◆ **DATA LISTING**:
|---|

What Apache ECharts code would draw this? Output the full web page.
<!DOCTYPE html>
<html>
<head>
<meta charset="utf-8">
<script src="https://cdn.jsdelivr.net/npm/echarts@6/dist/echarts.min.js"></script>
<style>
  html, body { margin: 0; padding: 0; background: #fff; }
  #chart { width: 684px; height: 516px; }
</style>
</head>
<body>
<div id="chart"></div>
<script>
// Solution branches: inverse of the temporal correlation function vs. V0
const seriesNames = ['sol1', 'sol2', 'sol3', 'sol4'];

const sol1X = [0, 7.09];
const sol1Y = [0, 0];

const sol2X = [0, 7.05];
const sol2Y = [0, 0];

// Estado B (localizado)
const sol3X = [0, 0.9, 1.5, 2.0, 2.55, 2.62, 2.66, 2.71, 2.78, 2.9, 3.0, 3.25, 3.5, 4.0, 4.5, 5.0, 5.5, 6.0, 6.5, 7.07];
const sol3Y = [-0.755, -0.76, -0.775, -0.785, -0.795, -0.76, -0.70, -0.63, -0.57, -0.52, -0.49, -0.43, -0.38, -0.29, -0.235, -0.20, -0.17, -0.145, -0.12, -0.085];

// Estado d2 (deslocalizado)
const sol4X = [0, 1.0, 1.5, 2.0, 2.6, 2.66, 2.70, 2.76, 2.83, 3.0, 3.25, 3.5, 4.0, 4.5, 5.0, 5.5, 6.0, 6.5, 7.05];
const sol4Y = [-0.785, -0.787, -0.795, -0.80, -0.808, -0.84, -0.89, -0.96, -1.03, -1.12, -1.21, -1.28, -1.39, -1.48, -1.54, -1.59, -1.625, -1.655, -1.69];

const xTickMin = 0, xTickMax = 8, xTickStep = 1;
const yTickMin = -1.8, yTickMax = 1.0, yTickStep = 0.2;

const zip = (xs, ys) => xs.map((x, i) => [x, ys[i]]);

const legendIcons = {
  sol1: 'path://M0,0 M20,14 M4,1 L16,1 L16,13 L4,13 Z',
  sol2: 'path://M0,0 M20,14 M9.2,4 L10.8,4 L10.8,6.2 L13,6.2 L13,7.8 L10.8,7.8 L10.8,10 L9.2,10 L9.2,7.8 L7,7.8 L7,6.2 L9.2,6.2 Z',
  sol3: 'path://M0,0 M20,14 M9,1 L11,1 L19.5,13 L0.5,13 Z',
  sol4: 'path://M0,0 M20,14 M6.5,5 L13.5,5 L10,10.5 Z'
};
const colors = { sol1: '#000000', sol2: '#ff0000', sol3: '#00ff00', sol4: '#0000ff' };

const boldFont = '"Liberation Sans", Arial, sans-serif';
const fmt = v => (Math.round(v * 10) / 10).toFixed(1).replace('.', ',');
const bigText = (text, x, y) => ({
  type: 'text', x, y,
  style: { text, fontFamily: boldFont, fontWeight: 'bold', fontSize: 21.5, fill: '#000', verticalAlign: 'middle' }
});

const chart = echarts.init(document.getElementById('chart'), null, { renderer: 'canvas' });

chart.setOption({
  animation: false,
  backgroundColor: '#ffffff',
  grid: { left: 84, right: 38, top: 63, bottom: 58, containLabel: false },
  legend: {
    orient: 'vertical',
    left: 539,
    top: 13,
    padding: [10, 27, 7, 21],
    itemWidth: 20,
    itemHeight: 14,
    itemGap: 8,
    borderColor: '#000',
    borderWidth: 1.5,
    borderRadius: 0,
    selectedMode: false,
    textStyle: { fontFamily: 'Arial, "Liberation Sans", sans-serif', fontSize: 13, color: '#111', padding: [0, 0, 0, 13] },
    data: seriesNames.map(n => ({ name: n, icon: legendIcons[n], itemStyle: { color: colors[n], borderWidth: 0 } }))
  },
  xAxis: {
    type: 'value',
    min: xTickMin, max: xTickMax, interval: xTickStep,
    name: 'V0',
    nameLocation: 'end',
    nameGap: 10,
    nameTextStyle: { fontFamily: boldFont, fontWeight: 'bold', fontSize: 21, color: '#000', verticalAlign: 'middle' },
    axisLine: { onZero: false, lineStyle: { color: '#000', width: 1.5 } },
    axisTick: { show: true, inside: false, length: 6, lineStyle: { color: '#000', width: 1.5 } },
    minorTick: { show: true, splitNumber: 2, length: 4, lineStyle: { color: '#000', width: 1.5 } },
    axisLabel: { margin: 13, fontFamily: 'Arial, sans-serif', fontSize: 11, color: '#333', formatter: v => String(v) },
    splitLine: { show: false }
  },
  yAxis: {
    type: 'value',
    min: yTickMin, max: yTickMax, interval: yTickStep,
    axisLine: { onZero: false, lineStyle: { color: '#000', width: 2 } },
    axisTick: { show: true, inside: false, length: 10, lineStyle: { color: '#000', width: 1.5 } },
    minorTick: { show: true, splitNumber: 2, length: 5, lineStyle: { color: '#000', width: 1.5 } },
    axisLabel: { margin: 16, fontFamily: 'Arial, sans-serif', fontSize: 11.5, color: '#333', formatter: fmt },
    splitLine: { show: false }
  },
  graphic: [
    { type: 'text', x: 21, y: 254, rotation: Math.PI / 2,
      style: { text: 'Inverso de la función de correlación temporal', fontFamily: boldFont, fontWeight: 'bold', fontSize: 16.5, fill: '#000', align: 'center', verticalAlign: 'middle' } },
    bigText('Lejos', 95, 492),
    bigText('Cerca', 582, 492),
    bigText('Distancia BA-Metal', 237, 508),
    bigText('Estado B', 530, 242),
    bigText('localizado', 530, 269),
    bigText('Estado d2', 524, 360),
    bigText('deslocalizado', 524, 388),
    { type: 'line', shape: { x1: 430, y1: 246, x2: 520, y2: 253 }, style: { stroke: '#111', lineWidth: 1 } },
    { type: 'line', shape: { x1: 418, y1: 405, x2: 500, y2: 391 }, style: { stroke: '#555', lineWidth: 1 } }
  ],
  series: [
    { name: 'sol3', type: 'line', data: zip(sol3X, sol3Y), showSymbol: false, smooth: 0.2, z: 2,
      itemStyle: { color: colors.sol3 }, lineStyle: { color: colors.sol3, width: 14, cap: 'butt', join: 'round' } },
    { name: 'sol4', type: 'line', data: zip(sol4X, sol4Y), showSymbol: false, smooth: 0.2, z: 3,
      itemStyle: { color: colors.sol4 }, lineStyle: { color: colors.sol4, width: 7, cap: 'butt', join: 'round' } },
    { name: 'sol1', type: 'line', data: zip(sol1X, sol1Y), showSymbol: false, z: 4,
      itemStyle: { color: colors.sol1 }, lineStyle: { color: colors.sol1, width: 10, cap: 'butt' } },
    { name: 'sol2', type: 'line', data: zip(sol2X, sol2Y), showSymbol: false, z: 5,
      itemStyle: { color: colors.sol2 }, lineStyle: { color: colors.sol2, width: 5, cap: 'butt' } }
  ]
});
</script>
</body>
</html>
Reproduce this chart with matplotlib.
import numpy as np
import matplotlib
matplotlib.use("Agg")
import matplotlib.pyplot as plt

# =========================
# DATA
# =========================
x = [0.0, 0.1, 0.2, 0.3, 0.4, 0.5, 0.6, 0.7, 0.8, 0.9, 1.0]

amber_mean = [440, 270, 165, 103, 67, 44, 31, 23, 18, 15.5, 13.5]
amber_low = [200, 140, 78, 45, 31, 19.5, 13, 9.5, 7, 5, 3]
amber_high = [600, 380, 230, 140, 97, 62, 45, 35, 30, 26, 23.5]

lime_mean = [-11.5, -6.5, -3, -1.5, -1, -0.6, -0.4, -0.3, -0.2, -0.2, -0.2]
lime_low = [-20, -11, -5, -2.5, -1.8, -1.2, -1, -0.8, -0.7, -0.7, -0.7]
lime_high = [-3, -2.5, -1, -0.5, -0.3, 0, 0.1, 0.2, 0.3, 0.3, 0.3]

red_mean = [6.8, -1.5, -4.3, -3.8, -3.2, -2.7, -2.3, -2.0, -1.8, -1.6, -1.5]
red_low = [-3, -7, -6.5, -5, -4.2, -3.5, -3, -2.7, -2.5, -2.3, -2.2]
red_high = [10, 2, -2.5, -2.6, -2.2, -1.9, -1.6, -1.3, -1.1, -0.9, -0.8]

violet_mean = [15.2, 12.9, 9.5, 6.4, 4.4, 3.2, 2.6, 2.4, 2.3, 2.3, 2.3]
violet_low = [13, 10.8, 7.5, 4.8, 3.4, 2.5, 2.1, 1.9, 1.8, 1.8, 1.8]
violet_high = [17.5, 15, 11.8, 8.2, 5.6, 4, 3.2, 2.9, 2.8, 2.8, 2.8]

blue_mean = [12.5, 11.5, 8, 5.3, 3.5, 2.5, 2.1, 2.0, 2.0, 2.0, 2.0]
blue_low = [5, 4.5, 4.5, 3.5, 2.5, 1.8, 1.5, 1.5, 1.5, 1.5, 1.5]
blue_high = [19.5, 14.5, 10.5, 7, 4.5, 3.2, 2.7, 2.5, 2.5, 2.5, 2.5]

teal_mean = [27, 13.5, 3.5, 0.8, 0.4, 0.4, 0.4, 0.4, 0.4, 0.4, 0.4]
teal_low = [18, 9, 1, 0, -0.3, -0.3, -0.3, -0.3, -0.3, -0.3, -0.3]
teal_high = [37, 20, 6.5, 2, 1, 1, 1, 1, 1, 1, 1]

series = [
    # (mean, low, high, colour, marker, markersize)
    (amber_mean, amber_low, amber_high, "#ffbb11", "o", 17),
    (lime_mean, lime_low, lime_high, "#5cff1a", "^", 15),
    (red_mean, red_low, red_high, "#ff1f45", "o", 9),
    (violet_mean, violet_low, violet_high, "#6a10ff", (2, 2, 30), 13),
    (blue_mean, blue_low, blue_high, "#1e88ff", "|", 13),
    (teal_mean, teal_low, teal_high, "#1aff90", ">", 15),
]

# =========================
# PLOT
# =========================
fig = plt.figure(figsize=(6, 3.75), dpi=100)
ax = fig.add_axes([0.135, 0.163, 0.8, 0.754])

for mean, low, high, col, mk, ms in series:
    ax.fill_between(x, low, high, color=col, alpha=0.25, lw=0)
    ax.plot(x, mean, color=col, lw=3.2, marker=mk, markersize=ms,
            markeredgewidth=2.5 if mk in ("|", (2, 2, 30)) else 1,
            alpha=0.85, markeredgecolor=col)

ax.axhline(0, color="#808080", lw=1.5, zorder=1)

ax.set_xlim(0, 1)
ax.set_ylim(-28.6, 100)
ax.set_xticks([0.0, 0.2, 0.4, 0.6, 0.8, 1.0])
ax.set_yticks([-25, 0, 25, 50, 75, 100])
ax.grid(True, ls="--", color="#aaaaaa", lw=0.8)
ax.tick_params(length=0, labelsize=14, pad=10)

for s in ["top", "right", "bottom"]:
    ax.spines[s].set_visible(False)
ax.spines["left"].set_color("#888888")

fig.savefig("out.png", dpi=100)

|---|

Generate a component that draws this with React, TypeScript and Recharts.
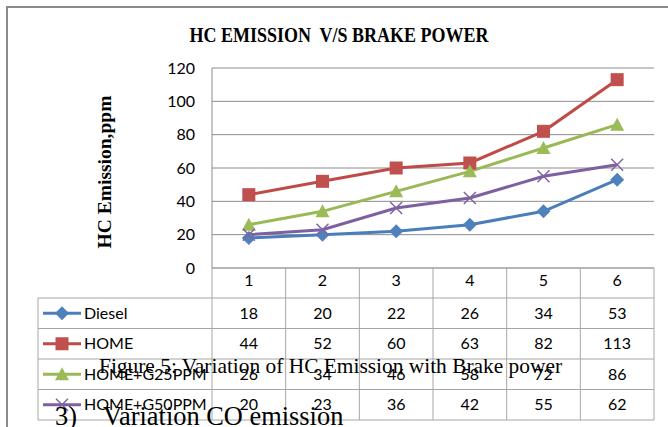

|---|

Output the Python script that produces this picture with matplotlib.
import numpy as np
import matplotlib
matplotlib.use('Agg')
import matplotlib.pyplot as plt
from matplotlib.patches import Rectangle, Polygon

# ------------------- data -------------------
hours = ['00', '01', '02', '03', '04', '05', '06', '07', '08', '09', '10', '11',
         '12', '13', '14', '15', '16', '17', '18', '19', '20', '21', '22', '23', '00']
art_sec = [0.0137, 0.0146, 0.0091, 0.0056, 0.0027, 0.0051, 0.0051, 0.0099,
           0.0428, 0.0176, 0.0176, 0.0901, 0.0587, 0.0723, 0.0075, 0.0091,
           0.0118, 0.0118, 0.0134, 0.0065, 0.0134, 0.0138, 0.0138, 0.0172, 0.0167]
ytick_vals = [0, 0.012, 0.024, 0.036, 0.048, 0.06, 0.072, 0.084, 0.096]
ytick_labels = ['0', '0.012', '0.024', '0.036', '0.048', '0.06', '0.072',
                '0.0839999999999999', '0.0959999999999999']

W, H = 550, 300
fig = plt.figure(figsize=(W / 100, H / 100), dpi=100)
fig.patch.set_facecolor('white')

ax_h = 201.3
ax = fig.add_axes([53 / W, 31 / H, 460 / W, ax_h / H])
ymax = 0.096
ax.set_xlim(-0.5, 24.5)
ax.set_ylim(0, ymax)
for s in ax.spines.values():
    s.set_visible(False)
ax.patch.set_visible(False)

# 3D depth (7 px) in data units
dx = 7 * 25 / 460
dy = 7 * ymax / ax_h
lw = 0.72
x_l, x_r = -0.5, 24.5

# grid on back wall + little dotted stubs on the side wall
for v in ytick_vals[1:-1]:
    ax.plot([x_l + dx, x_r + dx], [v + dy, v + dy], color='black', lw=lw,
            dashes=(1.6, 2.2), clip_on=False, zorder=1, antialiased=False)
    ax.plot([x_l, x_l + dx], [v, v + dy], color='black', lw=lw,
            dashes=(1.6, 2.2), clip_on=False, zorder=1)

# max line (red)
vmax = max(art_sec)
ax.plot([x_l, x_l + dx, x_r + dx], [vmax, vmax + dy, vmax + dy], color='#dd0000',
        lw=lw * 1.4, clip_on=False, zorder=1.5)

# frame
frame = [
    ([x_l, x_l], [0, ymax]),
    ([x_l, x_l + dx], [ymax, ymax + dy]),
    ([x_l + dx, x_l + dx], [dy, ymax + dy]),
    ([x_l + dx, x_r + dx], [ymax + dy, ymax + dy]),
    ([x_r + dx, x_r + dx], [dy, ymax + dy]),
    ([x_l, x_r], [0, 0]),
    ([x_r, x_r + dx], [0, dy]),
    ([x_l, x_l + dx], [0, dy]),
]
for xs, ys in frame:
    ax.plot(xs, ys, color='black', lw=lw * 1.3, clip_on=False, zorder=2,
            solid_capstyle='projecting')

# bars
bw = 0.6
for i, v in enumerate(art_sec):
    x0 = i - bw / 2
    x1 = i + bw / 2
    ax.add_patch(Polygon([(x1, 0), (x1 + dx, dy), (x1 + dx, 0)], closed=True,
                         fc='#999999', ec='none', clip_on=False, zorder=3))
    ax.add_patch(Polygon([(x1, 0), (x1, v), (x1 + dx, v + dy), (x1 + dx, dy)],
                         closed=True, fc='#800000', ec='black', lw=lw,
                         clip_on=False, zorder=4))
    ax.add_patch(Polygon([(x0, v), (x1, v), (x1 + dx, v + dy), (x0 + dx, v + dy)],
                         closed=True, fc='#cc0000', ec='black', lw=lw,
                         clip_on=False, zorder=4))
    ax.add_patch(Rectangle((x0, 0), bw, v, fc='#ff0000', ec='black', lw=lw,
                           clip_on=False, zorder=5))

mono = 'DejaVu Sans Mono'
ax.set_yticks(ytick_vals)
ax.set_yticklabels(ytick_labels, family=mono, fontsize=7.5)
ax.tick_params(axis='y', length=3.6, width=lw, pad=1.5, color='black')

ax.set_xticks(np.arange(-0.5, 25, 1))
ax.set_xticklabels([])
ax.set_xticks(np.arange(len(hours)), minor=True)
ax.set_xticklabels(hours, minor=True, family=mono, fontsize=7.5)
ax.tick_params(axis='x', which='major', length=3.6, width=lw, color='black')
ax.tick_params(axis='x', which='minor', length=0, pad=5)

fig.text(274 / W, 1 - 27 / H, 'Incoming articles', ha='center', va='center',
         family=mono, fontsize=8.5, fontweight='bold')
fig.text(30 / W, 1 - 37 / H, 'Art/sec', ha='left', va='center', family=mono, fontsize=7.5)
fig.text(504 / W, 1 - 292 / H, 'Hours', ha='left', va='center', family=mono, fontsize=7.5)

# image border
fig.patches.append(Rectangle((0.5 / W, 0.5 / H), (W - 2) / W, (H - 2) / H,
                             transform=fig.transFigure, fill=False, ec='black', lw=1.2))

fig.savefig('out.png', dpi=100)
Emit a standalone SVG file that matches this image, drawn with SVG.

|---|

◆ **WHAT TO WORK ON**:
Look through the entries above and quote exactly the lines from the line with "What Apache ECharts" to the line with "const seriesNames = ['sol1', 'sol2', 'sol3', 'sol4'];", counting both of those lines.

◆ **OUTPUT FOR THIS EXERCISE**:
What Apache ECharts code would draw this? Output the full web page.
<!DOCTYPE html>
<html>
<head>
<meta charset="utf-8">
<script src="https://cdn.jsdelivr.net/npm/echarts@6/dist/echarts.min.js"></script>
<style>
  html, body { margin: 0; padding: 0; background: #fff; }
  #chart { width: 684px; height: 516px; }
</style>
</head>
<body>
<div id="chart"></div>
<script>
// Solution branches: inverse of the temporal correlation function vs. V0
const seriesNames = ['sol1', 'sol2', 'sol3', 'sol4'];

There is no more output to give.